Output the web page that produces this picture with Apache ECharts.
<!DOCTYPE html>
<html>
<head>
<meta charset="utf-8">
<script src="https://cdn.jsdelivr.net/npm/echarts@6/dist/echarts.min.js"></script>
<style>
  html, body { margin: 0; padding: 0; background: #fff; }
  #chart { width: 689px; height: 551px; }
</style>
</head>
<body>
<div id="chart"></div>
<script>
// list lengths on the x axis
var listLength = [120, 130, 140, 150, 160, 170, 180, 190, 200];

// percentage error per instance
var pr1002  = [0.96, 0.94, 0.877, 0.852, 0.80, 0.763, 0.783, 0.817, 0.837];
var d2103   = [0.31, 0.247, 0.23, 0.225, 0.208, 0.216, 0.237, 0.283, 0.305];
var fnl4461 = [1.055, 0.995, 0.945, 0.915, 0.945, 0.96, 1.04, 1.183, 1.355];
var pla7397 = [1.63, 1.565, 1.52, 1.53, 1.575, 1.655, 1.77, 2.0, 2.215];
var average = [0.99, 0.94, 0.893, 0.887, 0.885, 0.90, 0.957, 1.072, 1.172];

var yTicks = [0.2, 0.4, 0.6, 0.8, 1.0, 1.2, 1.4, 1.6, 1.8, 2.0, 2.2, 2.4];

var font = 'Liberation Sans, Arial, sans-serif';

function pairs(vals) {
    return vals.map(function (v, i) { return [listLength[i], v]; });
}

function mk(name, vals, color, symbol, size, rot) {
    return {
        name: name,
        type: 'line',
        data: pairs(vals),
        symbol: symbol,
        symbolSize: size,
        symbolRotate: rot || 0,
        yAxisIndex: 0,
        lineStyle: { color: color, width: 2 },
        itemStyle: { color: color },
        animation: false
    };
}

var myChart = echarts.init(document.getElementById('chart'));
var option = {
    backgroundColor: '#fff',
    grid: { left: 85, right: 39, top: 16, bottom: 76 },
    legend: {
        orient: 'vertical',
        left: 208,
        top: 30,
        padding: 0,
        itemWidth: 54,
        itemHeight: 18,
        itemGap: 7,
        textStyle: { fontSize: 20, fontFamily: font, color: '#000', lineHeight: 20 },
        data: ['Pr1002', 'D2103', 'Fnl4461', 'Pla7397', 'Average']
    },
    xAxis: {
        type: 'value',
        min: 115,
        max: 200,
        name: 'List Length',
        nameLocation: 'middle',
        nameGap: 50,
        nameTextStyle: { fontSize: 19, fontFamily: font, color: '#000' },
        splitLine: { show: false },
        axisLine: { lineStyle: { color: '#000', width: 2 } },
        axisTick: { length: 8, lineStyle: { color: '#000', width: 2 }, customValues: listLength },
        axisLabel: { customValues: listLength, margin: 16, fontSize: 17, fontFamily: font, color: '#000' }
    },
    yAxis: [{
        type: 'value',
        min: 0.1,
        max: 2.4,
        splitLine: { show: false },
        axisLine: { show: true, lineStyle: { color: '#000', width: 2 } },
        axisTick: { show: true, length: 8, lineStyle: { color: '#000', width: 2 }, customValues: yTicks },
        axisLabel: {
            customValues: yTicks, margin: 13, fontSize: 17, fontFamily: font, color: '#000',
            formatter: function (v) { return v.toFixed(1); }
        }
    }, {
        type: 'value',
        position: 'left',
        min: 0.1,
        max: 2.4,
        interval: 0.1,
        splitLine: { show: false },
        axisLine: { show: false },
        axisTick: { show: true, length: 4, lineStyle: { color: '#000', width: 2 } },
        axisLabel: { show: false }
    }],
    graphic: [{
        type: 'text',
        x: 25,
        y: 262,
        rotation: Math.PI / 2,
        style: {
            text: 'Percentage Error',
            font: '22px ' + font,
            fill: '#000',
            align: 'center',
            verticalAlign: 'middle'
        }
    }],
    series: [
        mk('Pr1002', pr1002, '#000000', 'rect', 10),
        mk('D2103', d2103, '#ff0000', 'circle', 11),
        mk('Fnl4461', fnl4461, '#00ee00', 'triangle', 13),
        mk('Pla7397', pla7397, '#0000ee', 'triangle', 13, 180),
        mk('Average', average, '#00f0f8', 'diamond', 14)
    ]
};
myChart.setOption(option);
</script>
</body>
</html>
* * *
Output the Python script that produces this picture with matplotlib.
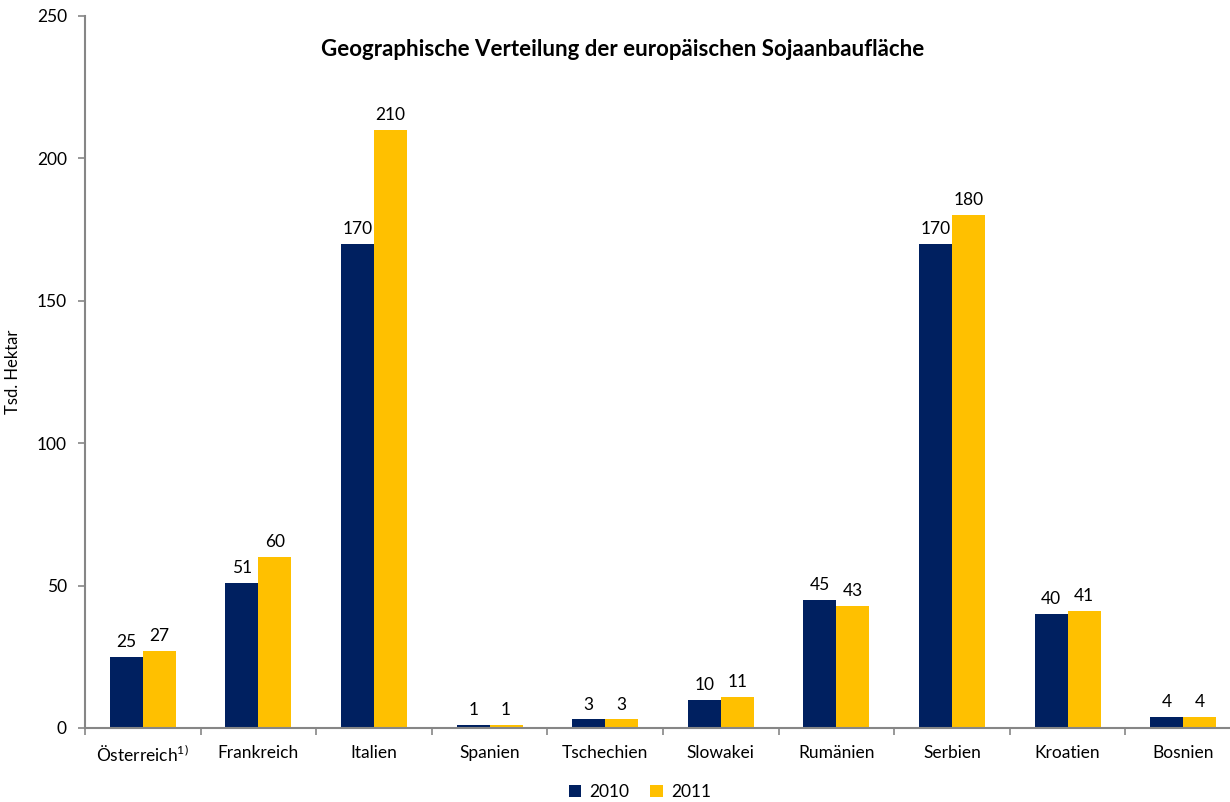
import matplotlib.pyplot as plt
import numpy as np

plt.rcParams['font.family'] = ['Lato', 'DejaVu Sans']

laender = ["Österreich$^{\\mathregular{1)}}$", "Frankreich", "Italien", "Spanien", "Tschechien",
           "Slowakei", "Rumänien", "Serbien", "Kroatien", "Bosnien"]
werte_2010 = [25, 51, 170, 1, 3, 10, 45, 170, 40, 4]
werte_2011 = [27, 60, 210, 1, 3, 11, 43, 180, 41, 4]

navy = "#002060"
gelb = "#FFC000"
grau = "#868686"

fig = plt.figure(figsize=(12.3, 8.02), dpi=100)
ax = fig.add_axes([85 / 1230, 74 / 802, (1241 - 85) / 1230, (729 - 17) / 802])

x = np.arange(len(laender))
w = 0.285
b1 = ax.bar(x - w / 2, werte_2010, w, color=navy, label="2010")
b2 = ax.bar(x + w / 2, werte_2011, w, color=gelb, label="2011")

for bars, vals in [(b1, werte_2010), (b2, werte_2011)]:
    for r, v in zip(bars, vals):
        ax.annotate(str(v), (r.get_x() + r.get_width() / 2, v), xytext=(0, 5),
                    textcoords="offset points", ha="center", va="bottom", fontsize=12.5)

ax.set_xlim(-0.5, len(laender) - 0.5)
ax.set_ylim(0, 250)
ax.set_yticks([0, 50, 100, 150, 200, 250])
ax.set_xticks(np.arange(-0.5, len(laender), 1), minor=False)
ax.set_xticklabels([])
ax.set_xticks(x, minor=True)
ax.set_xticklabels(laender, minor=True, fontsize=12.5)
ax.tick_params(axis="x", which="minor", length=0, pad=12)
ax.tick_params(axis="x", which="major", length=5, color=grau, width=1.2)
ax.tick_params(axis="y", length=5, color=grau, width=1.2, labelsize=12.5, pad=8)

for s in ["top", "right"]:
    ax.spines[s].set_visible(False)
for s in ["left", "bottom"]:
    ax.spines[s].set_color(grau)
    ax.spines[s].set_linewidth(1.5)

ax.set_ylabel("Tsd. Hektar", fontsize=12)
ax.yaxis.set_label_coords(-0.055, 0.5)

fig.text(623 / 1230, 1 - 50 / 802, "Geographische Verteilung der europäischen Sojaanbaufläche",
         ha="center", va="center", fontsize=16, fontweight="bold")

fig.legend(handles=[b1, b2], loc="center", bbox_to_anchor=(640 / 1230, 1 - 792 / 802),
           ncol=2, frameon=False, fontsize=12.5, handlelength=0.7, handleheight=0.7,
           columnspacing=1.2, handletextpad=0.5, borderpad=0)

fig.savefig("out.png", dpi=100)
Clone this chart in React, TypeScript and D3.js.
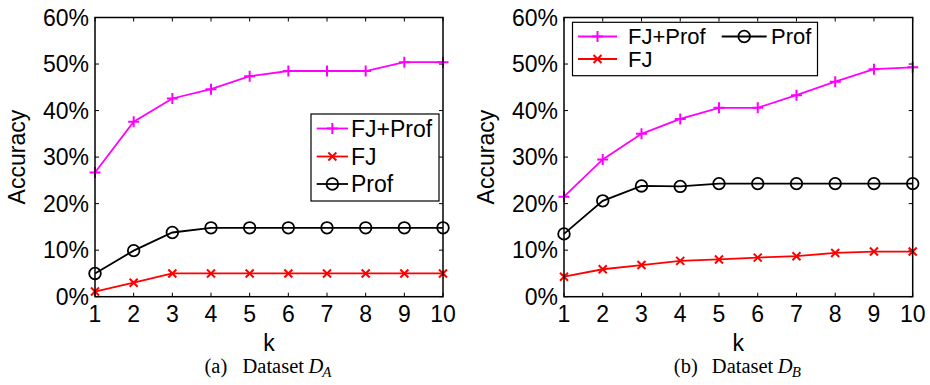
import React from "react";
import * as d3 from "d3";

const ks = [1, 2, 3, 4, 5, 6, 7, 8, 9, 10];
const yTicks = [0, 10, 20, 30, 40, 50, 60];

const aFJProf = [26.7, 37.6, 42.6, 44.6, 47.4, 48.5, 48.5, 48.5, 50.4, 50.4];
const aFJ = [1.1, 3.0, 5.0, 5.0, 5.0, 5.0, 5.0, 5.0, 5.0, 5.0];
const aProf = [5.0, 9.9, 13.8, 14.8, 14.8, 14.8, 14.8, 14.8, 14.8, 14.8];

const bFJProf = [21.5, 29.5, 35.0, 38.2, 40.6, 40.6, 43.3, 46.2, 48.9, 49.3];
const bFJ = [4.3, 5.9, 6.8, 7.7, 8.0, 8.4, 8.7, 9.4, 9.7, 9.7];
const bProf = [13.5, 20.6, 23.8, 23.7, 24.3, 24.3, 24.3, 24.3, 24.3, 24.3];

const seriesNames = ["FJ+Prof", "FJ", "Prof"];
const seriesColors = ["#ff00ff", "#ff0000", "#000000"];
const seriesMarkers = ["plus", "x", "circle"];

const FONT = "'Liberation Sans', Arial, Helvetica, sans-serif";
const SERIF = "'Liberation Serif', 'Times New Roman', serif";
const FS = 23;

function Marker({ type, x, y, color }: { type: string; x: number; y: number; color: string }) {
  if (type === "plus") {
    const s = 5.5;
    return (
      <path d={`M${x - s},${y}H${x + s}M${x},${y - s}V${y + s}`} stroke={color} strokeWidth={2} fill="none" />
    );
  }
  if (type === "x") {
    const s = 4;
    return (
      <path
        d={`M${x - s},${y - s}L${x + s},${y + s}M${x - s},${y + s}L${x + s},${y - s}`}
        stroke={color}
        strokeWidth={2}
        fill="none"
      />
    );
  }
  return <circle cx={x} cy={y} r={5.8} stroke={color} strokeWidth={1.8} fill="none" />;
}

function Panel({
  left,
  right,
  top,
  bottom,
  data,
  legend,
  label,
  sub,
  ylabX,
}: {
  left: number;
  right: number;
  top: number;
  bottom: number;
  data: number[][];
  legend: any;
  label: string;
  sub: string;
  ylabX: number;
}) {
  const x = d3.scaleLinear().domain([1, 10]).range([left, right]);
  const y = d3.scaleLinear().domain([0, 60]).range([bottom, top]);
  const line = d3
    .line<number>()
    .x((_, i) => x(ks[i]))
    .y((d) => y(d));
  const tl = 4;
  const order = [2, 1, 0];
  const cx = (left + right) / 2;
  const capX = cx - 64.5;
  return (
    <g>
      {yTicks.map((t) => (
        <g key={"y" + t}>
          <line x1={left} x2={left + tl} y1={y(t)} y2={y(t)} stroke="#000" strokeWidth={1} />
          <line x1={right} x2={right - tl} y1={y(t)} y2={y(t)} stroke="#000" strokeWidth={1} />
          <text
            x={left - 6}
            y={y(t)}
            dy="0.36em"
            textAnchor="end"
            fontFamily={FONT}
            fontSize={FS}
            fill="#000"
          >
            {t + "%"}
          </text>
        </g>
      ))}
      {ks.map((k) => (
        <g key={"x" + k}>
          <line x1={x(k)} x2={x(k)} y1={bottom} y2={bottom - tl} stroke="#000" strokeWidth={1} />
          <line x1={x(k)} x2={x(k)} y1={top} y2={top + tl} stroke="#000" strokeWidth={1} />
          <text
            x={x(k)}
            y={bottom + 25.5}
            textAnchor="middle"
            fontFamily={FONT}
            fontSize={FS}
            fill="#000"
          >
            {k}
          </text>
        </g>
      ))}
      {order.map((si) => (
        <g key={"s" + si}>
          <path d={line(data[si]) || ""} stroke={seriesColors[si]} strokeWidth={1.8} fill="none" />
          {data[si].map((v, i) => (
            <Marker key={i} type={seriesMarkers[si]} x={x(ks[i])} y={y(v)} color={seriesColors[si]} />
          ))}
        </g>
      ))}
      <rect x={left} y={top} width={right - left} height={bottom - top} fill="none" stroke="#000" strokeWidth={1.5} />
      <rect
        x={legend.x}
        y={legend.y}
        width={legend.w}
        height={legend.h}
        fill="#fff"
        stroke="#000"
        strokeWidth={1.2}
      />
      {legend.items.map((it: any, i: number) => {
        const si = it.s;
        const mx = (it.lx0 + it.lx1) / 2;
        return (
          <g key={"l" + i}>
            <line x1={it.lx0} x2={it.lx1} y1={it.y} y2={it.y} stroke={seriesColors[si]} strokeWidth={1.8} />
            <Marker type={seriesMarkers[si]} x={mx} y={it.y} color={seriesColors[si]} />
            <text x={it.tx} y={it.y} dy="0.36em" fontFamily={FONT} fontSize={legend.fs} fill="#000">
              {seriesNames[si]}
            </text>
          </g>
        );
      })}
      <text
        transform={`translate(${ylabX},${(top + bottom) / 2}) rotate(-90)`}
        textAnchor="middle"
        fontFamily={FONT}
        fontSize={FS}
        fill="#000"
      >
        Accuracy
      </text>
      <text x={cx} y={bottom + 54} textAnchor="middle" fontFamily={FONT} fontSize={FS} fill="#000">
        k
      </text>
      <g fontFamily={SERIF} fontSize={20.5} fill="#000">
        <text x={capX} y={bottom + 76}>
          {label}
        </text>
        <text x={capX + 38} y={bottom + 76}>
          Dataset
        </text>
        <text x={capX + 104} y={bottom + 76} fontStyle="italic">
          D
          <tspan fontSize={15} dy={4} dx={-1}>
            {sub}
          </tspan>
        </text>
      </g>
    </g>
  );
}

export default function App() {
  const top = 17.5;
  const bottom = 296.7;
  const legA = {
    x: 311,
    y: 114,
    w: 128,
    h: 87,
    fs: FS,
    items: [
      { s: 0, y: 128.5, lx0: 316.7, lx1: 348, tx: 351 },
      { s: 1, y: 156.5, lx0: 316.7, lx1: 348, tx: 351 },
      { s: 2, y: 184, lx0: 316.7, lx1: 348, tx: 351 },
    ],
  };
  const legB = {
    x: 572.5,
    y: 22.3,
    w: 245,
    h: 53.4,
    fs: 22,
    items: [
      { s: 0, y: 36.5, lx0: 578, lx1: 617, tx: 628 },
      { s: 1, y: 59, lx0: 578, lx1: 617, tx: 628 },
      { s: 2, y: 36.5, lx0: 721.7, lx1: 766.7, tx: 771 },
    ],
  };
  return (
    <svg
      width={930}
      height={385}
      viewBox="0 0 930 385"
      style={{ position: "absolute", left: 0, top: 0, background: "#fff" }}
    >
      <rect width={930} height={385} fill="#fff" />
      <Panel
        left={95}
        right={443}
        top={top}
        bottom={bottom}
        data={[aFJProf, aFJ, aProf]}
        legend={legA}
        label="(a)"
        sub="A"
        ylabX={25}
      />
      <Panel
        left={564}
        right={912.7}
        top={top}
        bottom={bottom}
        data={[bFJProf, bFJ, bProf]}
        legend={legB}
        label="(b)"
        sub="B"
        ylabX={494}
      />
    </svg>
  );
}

• _SHORT EXERCISE_
Write out the lines beginning with the one that contains "Output the Python" and ending with the one that contains "plt.rcParams['font.family'] = ['Lato', 'DejaVu", exactly as given. Leave pictures out.

• _REPLY TO THE EXERCISE_
Output the Python script that produces this picture with matplotlib.
import matplotlib.pyplot as plt
import numpy as np

plt.rcParams['font.family'] = ['Lato', 'DejaVu Sans']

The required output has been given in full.